Find out how the UK’s largest laboratory can accelerate electrons to nearly the speed of light

Electromagnetic (EM) radiation is incredibly useful. It enables us to transmit music wirelessly over large distances, cook food in our microwaves and see the world around us in vivid detail. However, now more than ever, electromagnetic radiation is also crucial in studying the physical, environmental and life sciences that are making real breakthroughs for people on a day-to-day basis. From the creation of new medical drugs and vaccines through to the testing of revolutionary artificial organs and onto discoveries that allow diseases to be prevented, the harnessing of EM radiation on a large scale is truly expanding horizons in the scientific world.

In the UK that revolution is happening at the Diamond Light Source national synchrotron facility in Oxfordshire, a high-tech particle accelerator that excels in generating vast quantities of EM radiation in the form of synchrotron light. How It Works decided to take a trip to this cutting-edge science site to see what working there is like on an average day and what groundbreaking experiments are currently being investigated…

Exploring the synchrotron 

A good place to start would be to explain what a synchrotron actually is. Essentially it’s a large, complex system of machines that generates electrons, accelerates those electrons to near light speed and then deposits them in a large storage ring. The high-energy electrons then fly around the ring circuit continuously until they are manipulated to generate very high-intensity X-ray light; we are talking about electrons with around three gigaelectronvolts (GeV), a GeV being a unit of energy equal to a billion electron volts. This is the light that scientists can utilise in their experiments.

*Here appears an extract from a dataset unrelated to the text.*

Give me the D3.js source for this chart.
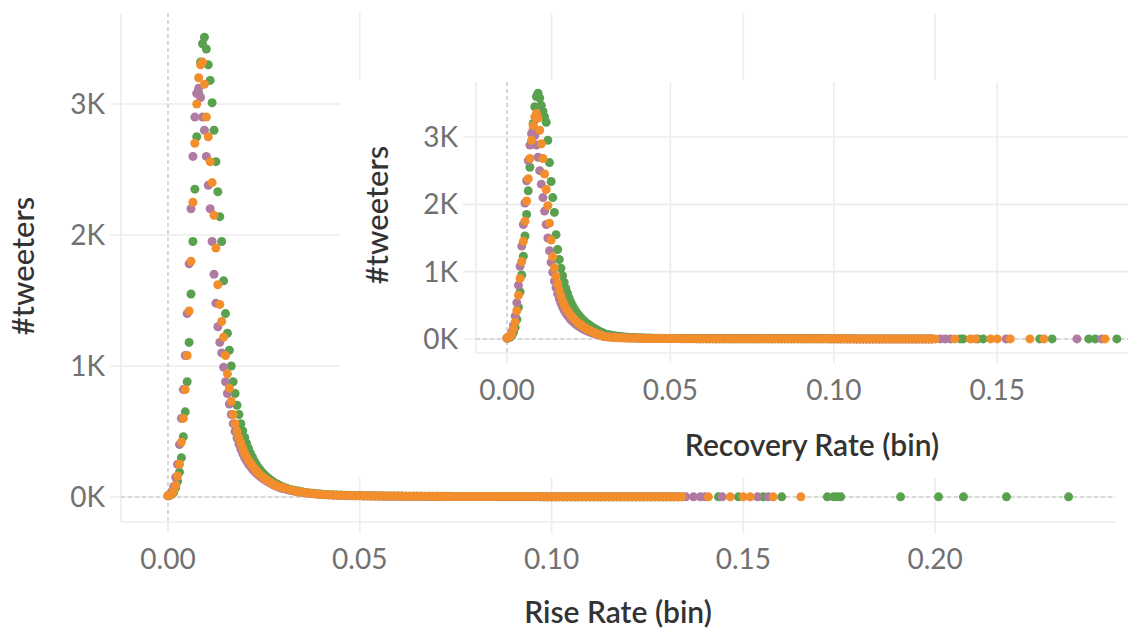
<!DOCTYPE html>
<html>
<head>
<meta charset="utf-8">
<script src="https://cdn.jsdelivr.net/npm/d3@7"></script>
<style>
  body { margin: 0; background: #fff; }
  svg { display: block; font-family: Lato, "Open Sans", sans-serif; }
</style>
</head>
<body>
<svg id="chart" width="1128" height="633"></svg>
<script>
// ---------------- DATA ----------------
// Histogram bins: peak arrays use bins of 0.0005 starting at 0;
// tail arrays use bins of 0.001 starting at 0.030; "far" arrays list isolated bins (1 tweeter).
const peakBin = 0.0005;
const tailStart = 0.030;
const tailBin = 0.001;

const seriesNames = ["green", "purple", "orange"];
const seriesColors = ["#59A14F", "#B07AA1", "#F28E2B"];

// Rise Rate (main chart)
const riseGreenPeak = [10,12,20,35,70,120,190,300,460,650, 880,1180,1550,1950,2350,2750,3080,3320,3460,3510,
  3420,3300,3180,3010,2800,2560,2330,2140,1950,1650, 1400,1250,1120,1000,880,790,700,630,560,505,
  455,410,370,335,305,275,250,228,208,190, 175,160,147,135,124,114,105,97,89,82];
const risePurplePeak = [10,20,40,80,150,250,400,600,820,1080, 1400,1780,2200,2600,2900,3080,3120,3050,2900,2800,
  2600,2380,2200,1950,1700,1480,1300,1180,1100,990, 880,790,710,630,560,500,450,405,365,330,
  300,275,252,232,214,198,183,170,158,146, 136,126,117,108,100,93,86,79,73,68];
const riseOrangePeak = [10,15,25,45,90,160,250,420,600,820, 1080,1420,1800,2250,2700,3000,3200,3300,3320,3150,
  2900,2750,2560,2400,2150,1900,1620,1470,1340,1220, 1080,940,830,730,630,560,500,450,410,370,
  330,305,280,260,240,220,200,185,170,158, 146,135,125,115,106,98,90,84,78,75];

const riseGreenTail = [76,66,58,51,45,40,35,31,28,25, 22,20,18,17,16,15,14,13,12,11, 11,10,10,9,9,8,8,8,7,7,
  7,7,6,6,6,6,6,5,5,5, 5,5,5,5,4,4,4,4,4,4, 4,4,4,4,3,3,3,3,3,3, 3,3,3,3,3,3,3,3,2,2,
  2,2,2,2,2,2,2,2,2,2, 2,2,2,2,2,2,2,2,1,1, 1,1,1,1,1,1,1,1,1,1, 1,1,1,1];
const risePurpleTail = [64,56,49,43,38,34,30,27,24,21, 19,17,16,14,13,12,11,10,10,9, 9,8,8,8,7,7,7,6,6,6,
  6,5,5,5,5,5,5,4,4,4, 4,4,4,4,4,3,3,3,3,3, 3,3,3,3,3,3,2,2,2,2, 2,2,2,2,2,2,2,2,2,2,
  2,2,2,2,2,1,1,1,1,1, 1,1,1,1,1,1,1,1,1,1, 1,1,1,1,1,1,1,1,1,1, 1,1,1,1,1,1];
const riseOrangeTail = [72,62,54,47,41,36,32,28,25,22, 20,18,17,15,14,13,12,11,11,10, 10,9,9,8,8,8,7,7,7,7,
  6,6,6,6,5,5,5,5,5,5, 5,4,4,4,4,4,4,4,4,4, 4,4,3,3,3,3,3,3,3,3, 3,3,3,3,3,3,3,2,2,2,
  2,2,2,2,2,2,2,2,2,2, 2,2,2,2,2,2,2,2,2,2, 2,1,1,1,1,1,1,1,1,1, 1,1,1,1,1];

const riseGreenFar = [0.1435,0.1487,0.1552,0.1600,0.1719,0.1735,0.1745,0.1754,0.1910,0.2009,0.2074,0.2186,0.2348];
const risePurpleFar = [0.1370,0.1388,0.1400,0.1445,0.1537,0.1565];
const riseOrangeFar = [0.1409,0.1466,0.1500,0.1518,0.1578,0.1650];

// Recovery Rate (inset chart)
const recGreenPeak = [10,18,30,55,100,170,290,470,700,950, 1230,1530,1850,2200,2550,2900,3200,3450,3600,3650,
  3580,3470,3380,3300,3220,2950,2620,2340,2100,1880, 1550,1330,1180,1050,940,840,750,680,610,550,
  500,455,415,380,350,322,296,272,250,230, 212,195,178,162,148,134,120,108,96,85];
const recPurplePeak = [15,30,55,110,200,340,540,800,1080,1380, 1700,2020,2350,2650,2880,3050,3100,3020,2880,2700,
  2500,2300,2100,1900,1700,1500,1310,1140,990,860, 760,670,595,530,475,425,385,350,318,290,
  265,243,222,204,187,172,158,145,133,122, 112,102,93,85,77,70,63,57,51,46];
const recOrangePeak = [15,25,40,80,150,250,420,650,900,1150, 1450,1750,2050,2380,2680,2950,3170,3300,3350,3280,
  3100,2900,2680,2450,2220,1980,1720,1470,1220,1060, 930,820,720,640,570,510,460,420,390,355,
  325,298,273,250,230,212,195,178,162,148, 135,122,110,98,88,78,68,58,48,40];

const recGreenTail = [76,66,57,49,42,36,31,27,24,21, 19,17,15,14,13,12,11,10,9,9, 8,8,7,7,7,6,6,6,6,5,
  5,5,5,5,4,4,4,4,4,4, 4,3,3,3,3,3,3,3,3,3, 3,3,2,2,2,2,2,2,2,2, 2,2,2,2,2,2,2,2,2,2,
  2,2,2,2,2,2,2,1,1,1, 1,1,1,1,1,1,1,1,1,1, 1,1,1,1,1,1,1,1,1,1, 1];
const recPurpleTail = [40,34,29,25,22,20,18,16,14,13, 12,11,10,9,9,8,8,7,7,7, 6,6,6,5,5,5,5,5,4,4,
  4,4,4,4,4,3,3,3,3,3, 3,3,3,3,3,3,2,2,2,2, 2,2,2,2,2,2,2,2,2,2, 2,2,2,2,2,2,2,2,2,1,
  1,1,1,1,1,1,1,1,1,1, 1,1,1,1,1,1,1,1,1,1, 1,1,1,1,1,1,1,1,1,1, 1];
const recOrangeTail = [34,28,24,21,19,17,15,14,13,12, 11,10,9,9,8,8,7,7,7,6, 6,6,6,5,5,5,5,5,4,4,
  4,4,4,4,4,3,3,3,3,3, 3,3,3,3,3,3,3,2,2,2, 2,2,2,2,2,2,2,2,2,2, 2,2,2,2,2,2,2,2,2,2,
  2,2,2,2,1,1,1,1,1,1, 1,1,1,1,1,1,1,1,1,1, 1,1,1,1,1,1,1,1,1,1, 1,1];

const recGreenFar = [0.1387,0.1396,0.1440,0.1457,0.1630,0.1668,0.1780,0.1800,0.1866];
const recPurpleFar = [0.1326,0.1341,0.1357,0.1527,0.1744,0.1820];
const recOrangeFar = [0.1370,0.1418,0.1433,0.1480,0.1500,0.1540,0.1600,0.1643,0.1830];

const riseTicksX = [0, 0.05, 0.10, 0.15, 0.20];
const recTicksX = [0, 0.05, 0.10, 0.15];
const countTicks = [0, 1000, 2000, 3000];
const riseTitle = "Rise Rate (bin)";
const recTitle = "Recovery Rate (bin)";
const yTitle = "#tweeters";

// ---------------- HELPERS ----------------
function buildPoints(peak, tail, far) {
  const pts = [];
  peak.forEach((c, i) => pts.push({ x: i * peakBin, y: c }));
  tail.forEach((c, i) => pts.push({ x: tailStart + i * tailBin, y: c }));
  far.forEach(v => pts.push({ x: v, y: 1 }));
  return pts;
}

const riseSeries = [
  buildPoints(riseGreenPeak, riseGreenTail, riseGreenFar),
  buildPoints(risePurplePeak, risePurpleTail, risePurpleFar),
  buildPoints(riseOrangePeak, riseOrangeTail, riseOrangeFar)
];
const recSeries = [
  buildPoints(recGreenPeak, recGreenTail, recGreenFar),
  buildPoints(recPurplePeak, recPurpleTail, recPurpleFar),
  buildPoints(recOrangePeak, recOrangeTail, recOrangeFar)
];

const svg = d3.select("#chart");
const GRID = "#ececec";
const ZERO = "#bdbdbd";
const TICK_TXT = "#717171";
const TITLE_TXT = "#333333";
const fmtX = d3.format(".2f");
const fmtY = d => (d / 1000) + "K";

function drawPanel(g, cfg) {
  const { x, y, left, right, top, bottom, gridLeft, tickBottom, series, ticksX,
          yLabelX, xLabelY, xTitle, xTitleX, xTitleY, yTitleX, yTitleY } = cfg;

  g.selectAll(".hgrid").data(countTicks).join("line")
    .attr("x1", gridLeft).attr("x2", right)
    .attr("y1", d => y(d)).attr("y2", d => y(d))
    .attr("stroke", GRID).attr("stroke-width", 1.6);

  g.selectAll(".vgrid").data(ticksX.filter(d => d !== 0)).join("line")
    .attr("x1", d => x(d)).attr("x2", d => x(d))
    .attr("y1", top).attr("y2", tickBottom)
    .attr("stroke", GRID).attr("stroke-width", 1.6);

  g.append("line").attr("x1", x(0)).attr("x2", x(0))
    .attr("y1", bottom).attr("y2", tickBottom)
    .attr("stroke", GRID).attr("stroke-width", 1.6);

  g.append("line").attr("x1", left).attr("x2", left).attr("y1", top).attr("y2", bottom)
    .attr("stroke", GRID).attr("stroke-width", 1.6);
  g.append("line").attr("x1", left).attr("x2", right).attr("y1", bottom).attr("y2", bottom)
    .attr("stroke", GRID).attr("stroke-width", 1.6);

  g.append("line").attr("x1", x(0)).attr("x2", x(0)).attr("y1", top).attr("y2", bottom)
    .attr("stroke", ZERO).attr("stroke-width", 1.2).attr("stroke-dasharray", "4,3");
  g.append("line").attr("x1", left).attr("x2", right).attr("y1", y(0)).attr("y2", y(0))
    .attr("stroke", ZERO).attr("stroke-width", 1.2).attr("stroke-dasharray", "4,3");

  series.forEach((pts, si) => {
    g.append("g").selectAll("circle").data(pts.filter(p => p.y > 0)).join("circle")
      .attr("cx", d => x(d.x)).attr("cy", d => y(d.y)).attr("r", 4.5)
      .attr("fill", seriesColors[si]);
  });

  g.selectAll(".ylab").data(countTicks).join("text")
    .attr("x", yLabelX).attr("y", d => y(d)).attr("dy", "0.36em")
    .attr("text-anchor", "end").attr("font-size", 28).attr("fill", TICK_TXT)
    .text(fmtY);

  g.selectAll(".xlab").data(ticksX).join("text")
    .attr("x", d => x(d)).attr("y", xLabelY)
    .attr("text-anchor", "middle").attr("font-size", 28).attr("fill", TICK_TXT)
    .text(fmtX);

  g.append("text").attr("x", xTitleX).attr("y", xTitleY).attr("text-anchor", "middle")
    .attr("font-size", 30).attr("font-weight", 600).attr("fill", TITLE_TXT).text(xTitle);
  g.append("text").attr("transform", `translate(${yTitleX},${yTitleY}) rotate(-90)`)
    .attr("text-anchor", "middle")
    .attr("font-size", 31).attr("font-weight", 500).attr("fill", TITLE_TXT).text(yTitle);
}

// ---------------- MAIN CHART ----------------
const mainX = d3.scaleLinear().domain([-0.01225, 0.2469]).range([121, 1115]);
const mainY = d3.scaleLinear().domain([-190.8, 3694.7]).range([522, 13]);
const mainG = svg.append("g");
drawPanel(mainG, {
  x: mainX, y: mainY, left: 121, right: 1115, top: 13, bottom: 522, gridLeft: 110, tickBottom: 533,
  series: riseSeries, ticksX: riseTicksX, yLabelX: 105, xLabelY: 569,
  xTitle: riseTitle, xTitleX: 618, xTitleY: 623, yTitleX: 34, yTitleY: 266
});

// ---------------- INSET CHART ----------------
svg.append("rect").attr("x", 340).attr("y", 80).attr("width", 788).attr("height", 398).attr("fill", "#fff");
const insetX = d3.scaleLinear().domain([-0.00949, 0.19002]).range([476, 1128]);
const insetY = d3.scaleLinear().domain([-208, 3817]).range([353, 82]);
const insetG = svg.append("g");
drawPanel(insetG, {
  x: insetX, y: insetY, left: 476, right: 1128, top: 82, bottom: 353, gridLeft: 463, tickBottom: 363,
  series: recSeries, ticksX: recTicksX, yLabelX: 458, xLabelY: 400,
  xTitle: recTitle, xTitleX: 812, xTitleY: 456, yTitleX: 388, yTitleY: 215
});
</script>
</body>
</html>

Right now we’re about to meet with Dr Guenther Rehm, head of the Diamond synchrotron’s beamline diagnostics group. This is the team responsible for ensuring that when visiting scientists need X-ray light, they are able to get it. We step through from Rehm’s office in Diamond House, a sleek, glass-walled complex in which the majority of the facility’s staff are based. Then, once we’re across the securitycontrolled bridge into the synchrotron facility itself, he begins to describe to us exactly how the system works.